Post-quantum cryptography stands out as the most forward-looking aspect of this roadmap. Most public blockchains still rely on elliptic curve-based signature schemes (Ed25519 or secp256k1), which face systemic risk once quantum computers mature. NEAR’s account model natively supports key rotation, making it one of the few mainstream chains able to transition to post-quantum security without hard forks or address migration. Near One is working with hardware wallet providers like Ledger to support post-quantum signatures, and the Defuse team is developing quantum-secure cross-chain signatures for NEAR Intents. If quantum computing becomes a real threat in the next 5–10 years, NEAR’s architecture will provide a structural moat against other blockchains.
Additionally, NEAR’s ecosystem expansion data in the first half of 2026 offers solid support: weekly active on-chain addresses grew 12% week-over-week, DEX monthly trading volume reached $1.67 billion, and DeFi TVL rose from about $68 million in February to $132 million. Notably, "smart money" signals are emerging—Arthur Hayes included NEAR in his 2026 "Holy Trinity" alongside HYPE and ZEC. Grayscale’s public research also highlighted NEAR’s investment logic, emphasizing its chain abstraction strategy and AI agent economy coupling.
Conclusion
Synthesizing these four dimensions, NEAR’s structural logic for leading gains from May to June 2026 can be summarized in three progressive layers:
First is supply-side improvement catalyzed by technical upgrades. v2.13’s dynamic resharding removes hard scalability constraints, and post-quantum cryptography establishes a future-proof security barrier. These upgrades enhance the protocol’s scalability and long-term competitiveness from an engineering standpoint.

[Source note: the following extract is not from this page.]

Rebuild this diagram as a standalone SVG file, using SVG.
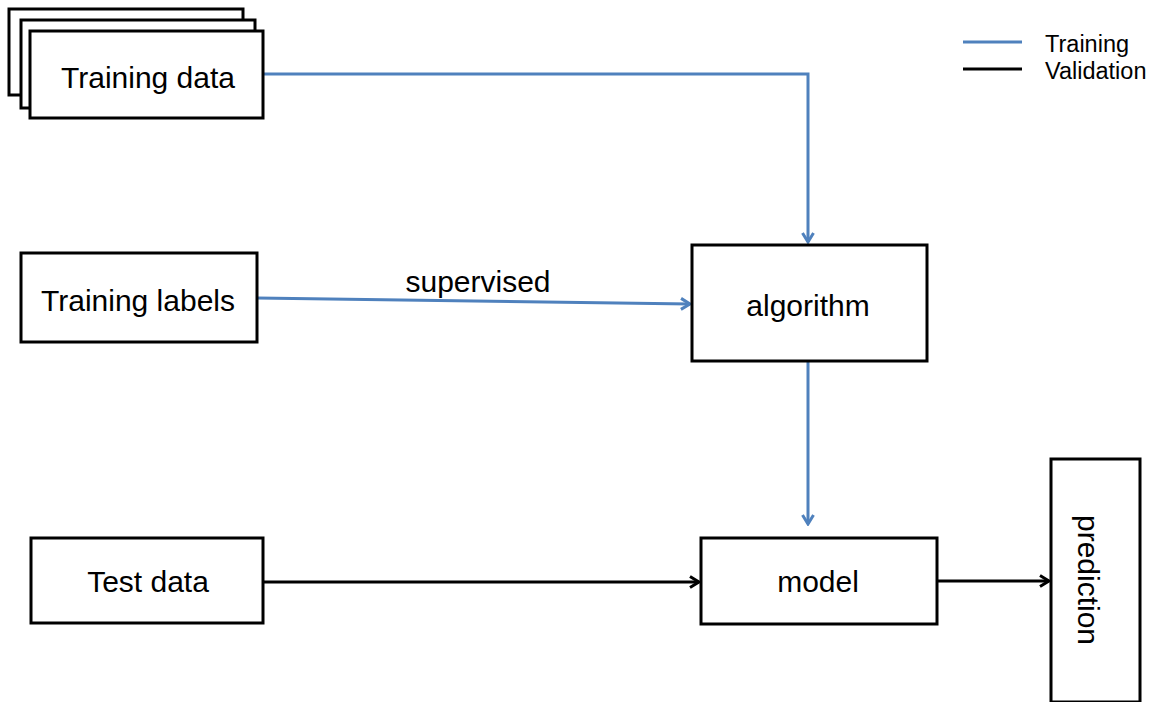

Second is data validation at the application layer. NEAR Intents’ $20 billion cumulative volume, $600 million weekly volume, and $20 million TVL indicate that chain abstraction infrastructure is moving from concept to practical adoption. Tokenomics reforms have created a positive feedback loop between protocol revenue and token demand.
Third is structural signals from institutional capital. Grayscale’s ETF application, Arthur Hayes’ public endorsement, and Bitwise NEAR staking ETP inflows collectively provide expected support from incremental capital.
However, risks remain. As of June 15, NEAR’s 30-day high was $3.086, with a low of $1.469—a price range exceeding 100%. High volatility is inherent to Layer 1 assets. Short-term technical indicators like RSI are already in overbought territory, and profit-taking pressure is objectively present. The gap between NEAR’s year-to-date gains (+35%) and its 90-day surge (+115%) also indicates that this rally was concentrated in a short period, with sentiment premium needing broader usage growth to be fully absorbed.
NEAR’s long-term value will depend on three verifiable variables: the actual growth in active addresses and transaction volume post-v2.13, the progress of Grayscale’s ETF approval and institutional capital inflows, and whether NEAR AI Agent Market can establish a sustainable agent-to-agent economic loop in the second half of 2026. Investors considering NEAR for observation or allocation should adjust their expectations based on real-time changes in these variables, rather than relying solely on narrative-driven sentiment.